SMRT – DB

DB Access Asia Conference 2010 Highlights

Outlook – revenue growth across all divisions, albeit higher costs. Fare revenue likely to increase due to commencement of CCL stage 1 and 2 on 10 April, aided by higher MRT and bus ridership. However, mgmt expects higher staff cost from the increase in headcount and the impact of the cessation of job credits (received S$35m in jobs credit in FY10). We believe this could lead to higher start-up costs to operate CCL as more stages come on stream, and the lag in revenue could limit SMRT’s medium-term profitability.

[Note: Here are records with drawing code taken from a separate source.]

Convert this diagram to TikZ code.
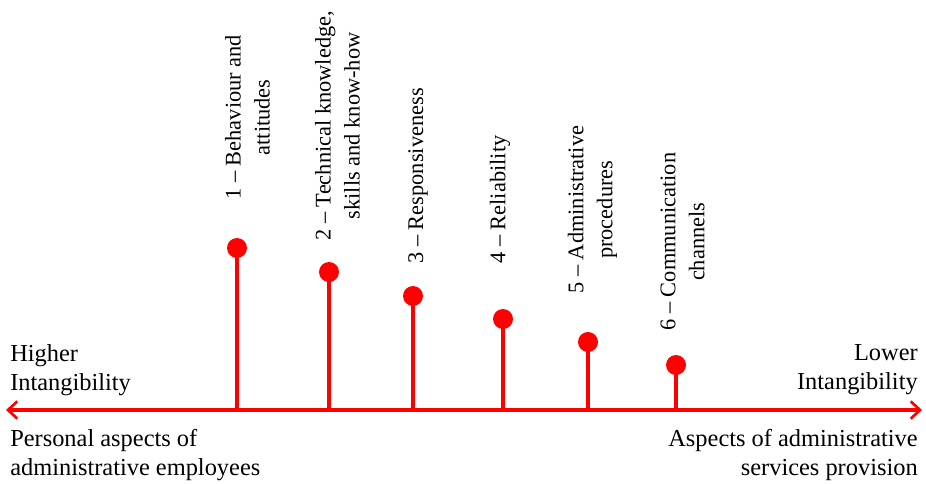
\documentclass[tikz,border=0pt]{standalone}
\usepackage{fontspec}
\setmainfont{Liberation Serif}
\usetikzlibrary{arrows.meta}
\definecolor{axisred}{RGB}{255,0,0}
\begin{document}
\begin{tikzpicture}[x=0.75pt,y=-0.75pt,
  stem/.style={draw=axisred,line width=2.3pt},
  dot/.style={circle,fill=axisred,minimum size=15pt,inner sep=0pt},
  axis/.style={draw=axisred,line width=2.3pt,{Straight Barb[length=7pt,width=13pt,line width=2pt]}-{Straight Barb[length=7pt,width=13pt,line width=2pt]}},
  vlabel/.style={rotate=90,anchor=west,align=center,inner sep=0pt,font=\fontsize{16.8}{21.7}\selectfont},
  side/.style={inner sep=0pt,font=\fontsize{18.3}{21.7}\selectfont}]
\useasboundingbox (0,0) rectangle (926,483);
% axis ends
\coordinate (L) at (6,410);
\coordinate (R) at (922,410);
\draw[axis] (L) -- (R);
% dots and bases
\foreach \n/\x/\y in {1/237/248,2/329/272,3/413/296,4/503/319,5/588/342,6/676/365}{
  \coordinate (b\n) at (\x,410);
  \node[dot] (d\n) at (\x,\y) {};
  \draw[stem] (d\n.center) -- (b\n);
}
% rotated labels
\node[vlabel] (t1) at (247.5,200) {1 -- Behaviour and\\attitudes};
\node[vlabel] (t2) at (337.5,241) {2 -- Technical knowledge,\\skills and know-how};
\node[vlabel] (t3) at (418,264) {3 -- Responsiveness};
\node[vlabel] (t4) at (500,264) {4 -- Reliability};
\node[vlabel] (t5) at (592.5,294) {5 -- Administrative\\procedures};
\node[vlabel] (t6) at (682.5,331) {6 -- Communication\\channels};
% side labels
\node[side,anchor=west,align=left] (hi) at (10,370) {Higher\\Intangibility};
\node[side,anchor=east,align=right] (lo) at (918,370) {Lower\\Intangibility};
\node[side,anchor=west,align=left] (pa) at (10,455) {Personal aspects of\\administrative employees};
\node[side,anchor=east,align=right] (as) at (918,455) {Aspects of administrative\\services provision};
\end{tikzpicture}
\end{document}
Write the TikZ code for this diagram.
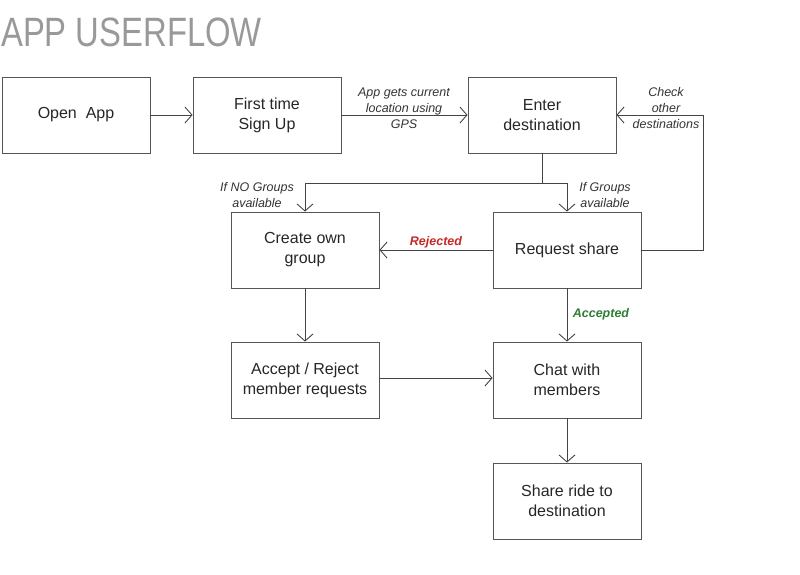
\documentclass[tikz,border=0pt]{standalone}
\usepackage{fontspec}
\setmainfont{Liberation Sans}
\usetikzlibrary{arrows.meta}
\definecolor{boxline}{HTML}{555555}
\definecolor{conn}{HTML}{444444}
\definecolor{titlegray}{HTML}{999999}
\definecolor{rejred}{HTML}{C62828}
\definecolor{accgreen}{HTML}{2E7D32}
\tikzset{
  flowbox/.style={draw=boxline, line width=0.9pt, minimum width=148pt, minimum height=76pt, inner sep=0pt, align=center, font=\fontsize{16}{20}\selectfont, text=black!85},
  conline/.style={draw=conn, line width=0.9pt, -{Straight Barb[length=7pt,width=16pt]}},
  lbl/.style={font=\fontsize{12.5}{16}\selectfont\itshape, text=black!80, align=center, inner sep=0pt},
}
\begin{document}
\begin{tikzpicture}[x=1pt,y=-1pt]
\useasboundingbox (0,0) rectangle (800,574);
\node[anchor=west, text=titlegray, font=\fontsize{41}{44}\selectfont, inner sep=0pt] (title) at (1,32) {\scalebox{0.8}[1]{APP USERFLOW}};

\node[flowbox] (open) at (76,115) {Open\ \ App};
\node[flowbox] (signup) at (267,115) {First time\\Sign Up};
\node[flowbox] (enter) at (542,115) {Enter\\destination};
\node[flowbox] (create) at (305,250) {Create own\\group};
\node[flowbox] (request) at (567,250) {Request share};
\node[flowbox] (accept) at (305,380) {Accept / Reject\\member requests};
\node[flowbox] (chat) at (567,380) {Chat with\\members};
\node[flowbox] (share) at (567,501) {Share ride to\\destination};

\coordinate (split) at (542,183);
\coordinate (loopr) at (703,250);
\coordinate (loopt) at (703,115);

\draw[conline] (open) -- (signup);
\draw[conline] (signup) -- (enter);
\draw[draw=conn, line width=0.9pt] (enter.south) -- (split);
\draw[conline] (split) -| (create.north);
\draw[conline] (split) -| (request.north);
\draw[conline] (request.east) -- (loopr) -- (loopt) -- (enter.east);
\draw[conline] (request.west) -- (create.east);
\draw[conline] (request.south) -- (chat.north);
\draw[conline] (create.south) -- (accept.north);
\draw[conline] (accept.east |- 0,378) -- (chat.west |- 0,378);
\draw[conline] (chat.south) -- (share.north);

\node[lbl] (l1) at (404,108) {App gets current\\location using\\GPS};
\node[lbl] (l2) at (666,108) {Check\\other\\destinations};
\node[lbl] (l3) at (257,195) {If NO Groups\\available};
\node[lbl] (l4) at (605,195) {If Groups\\available};
\node[lbl, font=\fontsize{12.5}{16}\selectfont\itshape\bfseries, text=rejred] (l5) at (436,242) {Rejected};
\node[lbl, font=\fontsize{12.5}{16}\selectfont\itshape\bfseries, text=accgreen] (l6) at (601,314) {Accepted};
\end{tikzpicture}
\end{document}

Update on its overseas ventures. SMRT projects earnings for its 49% stake in Shenzhen Zona to at least more than double from RMB24.1m in CY2008 to RMB48.2m in CY2010 and CY2011. Mgmt expects Shenzhen Zona’s revenues to increase via ramp-up of its bus services to cater to the Bao An district in Shenzhen. Mgmt intends to use Shenzhen Zona as a platform to bid for additional bus and new rail contracts across China. SMRT is also looking to bid for rail contracts in the Gold Coast (Australia) and Honolulu (Hawaii).

New fare gates system could help to boost engineering revenue this year. Management is also working to move upstream by working on the provision of fare gates for DTL and overseas sales. This is being carried out by SMRT’s engineering division and acts as an additional revenue stream. SMRT believes that the global demand for fare gates system to be worth S $54bn and expects the revenue contribution from its fare gates system sales to be recognized in FY11E.

Timing of the award of Downtown Line (DTL). SMRT expects the award of DTL to be announced in a year, as the first stage of DTL commences in 2013. Mgmt expects the DTL tenure to be shorter, at 10-15 years vs the 30-year licences today, as LTA wants to encourage greater contestability. Maintain Hold.